A compensation award of €87,000 has been approved for a woman who developed post-traumatic stress disorder (PTSD) after she witnessed the partly decapitated body of a motorist involved in a bus crash.

Lisa Sheehan developed moderately severe PTSD and had to leave her hairdressing job two years after the accident occurred as she felt unable to continue in the position. Mr Justice David Keane awarded her €87,238 compensation in relation to the incident. The 36-year-old married mother of two from Banteer in north Cork, took the legal action against Bus Éireann and FBD insurance which provided cover for the deceased motorist.

She told the judge that experiences nightmares and flashbacks, her condition placed great strain on her relationships and she continues to have counselling and medication. She alleged that this suffering was caused due to the negligent operation or control of both the bus and the car. Bus Éireann denied negligence while FBD admitted the accident was caused by the negligence of the deceased car driver.
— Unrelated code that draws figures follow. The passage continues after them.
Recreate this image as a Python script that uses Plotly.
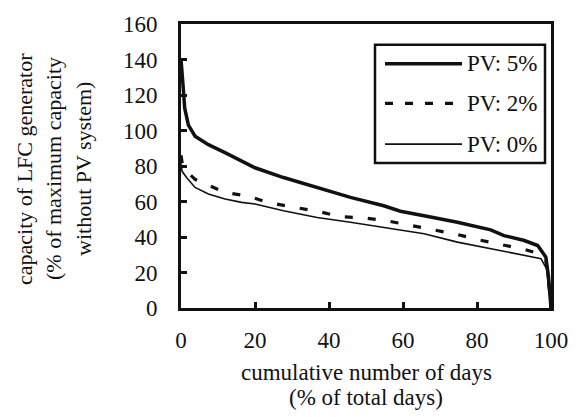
import plotly.graph_objects as go

# Load-duration style curves of LFC generator capacity
days_pv5 = [0, 0.2, 0.6, 1.0, 2.0, 3.8, 7.4, 11.9, 16.4, 20, 27.7, 36.8, 45.8,
            54.8, 59.3, 65.7, 74.7, 83.7, 87.3, 92.8, 96.4, 98.6, 99.3, 99.7, 100]
cap_pv5 = [140, 132, 124, 112.6, 103, 96.8, 92, 87.5, 82.8, 79, 73.5, 67.9, 62.3,
           57.6, 54.5, 52, 48.3, 44, 40.8, 38, 35.2, 28.7, 18, 8, 0]

days_pv2 = [0, 0.3, 1.5, 3.8, 6.8, 11.9, 17.8, 23.5, 29.8, 36.8, 43.1, 49.9,
            56.2, 62.5, 68.3, 74.7, 80.5, 86.8, 92.8, 96.9, 98.6, 99.5, 100]
cap_pv2 = [86, 82, 77, 72.5, 69.8, 65, 63.2, 59.5, 57, 54.5, 51.5, 50.7,
           48.9, 46.4, 44, 41.4, 38.4, 35.8, 33, 30.6, 27, 12, 0]

days_pv0 = [0, 0.3, 1.5, 3.8, 7.4, 11.9, 16.4, 20, 27.7, 36.8, 45.8, 54.8,
            65.7, 74.7, 83.7, 92.8, 97.3, 98.8, 99.5, 100]
cap_pv0 = [81, 77, 73.5, 67.9, 64.2, 61.4, 59.5, 58.6, 54.8, 51, 48.3, 45.5,
           41.8, 37.1, 33.4, 29.7, 27.8, 22, 10, 0]

x_ticks = [0, 20, 40, 60, 80, 100]
y_ticks = [0, 20, 40, 60, 80, 100, 120, 140, 160]

legend_labels = ["PV: 5%", "PV: 2%", "PV: 0%"]
x_title_lines = ["cumulative number of days", "(% of total days)"]
y_title_lines = ["capacity of LFC generator", "(% of maximum capacity", "without PV system)"]

FONT = "Times New Roman, Liberation Serif, Times, serif"
INK = "#111111"

fig = go.Figure()
fig.add_trace(go.Scatter(x=days_pv5, y=cap_pv5, mode="lines", name=legend_labels[0],
                         line=dict(color=INK, width=3.5)))
fig.add_trace(go.Scatter(x=days_pv2, y=cap_pv2, mode="lines", name=legend_labels[1],
                         line=dict(color=INK, width=3.2, dash="8px,15px")))
fig.add_trace(go.Scatter(x=days_pv0, y=cap_pv0, mode="lines", name=legend_labels[2],
                         line=dict(color=INK, width=1.6)))

axis_common = dict(showgrid=False, zeroline=False, showline=True, linewidth=3,
                   linecolor=INK, mirror=True, ticks="inside", ticklen=6,
                   tickwidth=3, tickcolor=INK,
                   tickfont=dict(family=FONT, size=23, color=INK))

fig.update_xaxes(range=[0, 100], tickvals=x_ticks, ticklabelstandoff=9, **axis_common)
fig.update_yaxes(range=[0, 160], tickvals=y_ticks, ticklabelstandoff=16, **axis_common)

# Boxed legend drawn in paper coordinates
def px_x(px):
    return (px - 181) / 370.0

def px_y(py):
    return (308 - py) / 286.0

shapes = [dict(type="rect", xref="paper", yref="paper",
               x0=px_x(375), x1=px_x(545), y0=px_y(162), y1=px_y(43),
               line=dict(color=INK, width=2.5), fillcolor="white")]
legend_rows = [62, 102, 143]
legend_styles = [dict(width=3.5, dash="solid"),
                 dict(width=3.2, dash="8px,12px"),
                 dict(width=1.6, dash="solid")]
annotations = []
for row_y, style, label in zip(legend_rows, legend_styles, legend_labels):
    shapes.append(dict(type="line", xref="paper", yref="paper",
                       x0=px_x(385), x1=px_x(462), y0=px_y(row_y), y1=px_y(row_y),
                       line=dict(color=INK, **style)))
    annotations.append(dict(xref="paper", yref="paper", x=px_x(465), y=px_y(row_y),
                            xanchor="left", yanchor="middle", showarrow=False,
                            text=label, font=dict(family=FONT, size=23, color=INK)))

# Axis titles, one annotation per line for tight line spacing
for line_y, txt in zip([373, 398], x_title_lines):
    annotations.append(dict(xref="paper", yref="paper", x=px_x(366), y=px_y(line_y),
                            xanchor="center", yanchor="middle", showarrow=False,
                            text=txt, font=dict(family=FONT, size=23, color=INK)))
for line_x, txt in zip([25, 54, 84], y_title_lines):
    annotations.append(dict(xref="paper", yref="paper", x=px_x(line_x), y=px_y(168),
                            xanchor="center", yanchor="middle", showarrow=False,
                            textangle=-90, text=txt,
                            font=dict(family=FONT, size=22, color=INK)))

fig.update_layout(width=584, height=417, showlegend=False,
                  margin=dict(l=181, r=33, t=22, b=109),
                  paper_bgcolor="white", plot_bgcolor="white",
                  shapes=shapes, annotations=annotations)

fig.write_html("out.html")
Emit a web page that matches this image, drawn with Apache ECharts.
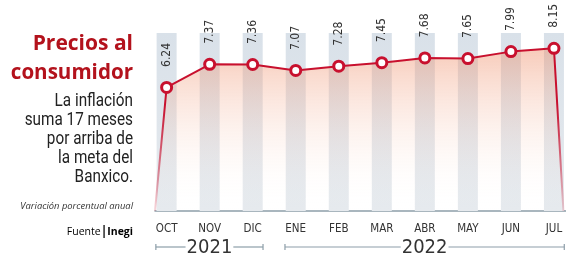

However, both defendants claimed that Ms Sheehan’s psychiatric injuries did not give rise to any cause of action recognised by the law and they did not owe her a duty of care.

When the accident occurred on January 28, 2017, Ms Sheehan was driving home from work in Cork city following work. When she was approaching Mallow her car struck some debris and she came to a stop. It was at this time that she discovered the damaged bus and the severely damaged car which had hit it close by. When she went over to the the car she discovered “a badly disfigured and partly decapitated body”.

She called the emergency services and began looking in searching the surrounding area for others who might have been involved in the accident but she found no one. She searched the other areas close by and found the bus driver whose face was covered in blood.

In relation to the legal arguments that the defendants were making, the judge said the law on primary/secondary victims is far from settled in this jurisdiction. He added that, while in his view nothing turned on that division in this case, he was satisfied Ms Sheehan was a primary victim as her car had been struck by debris from the crash.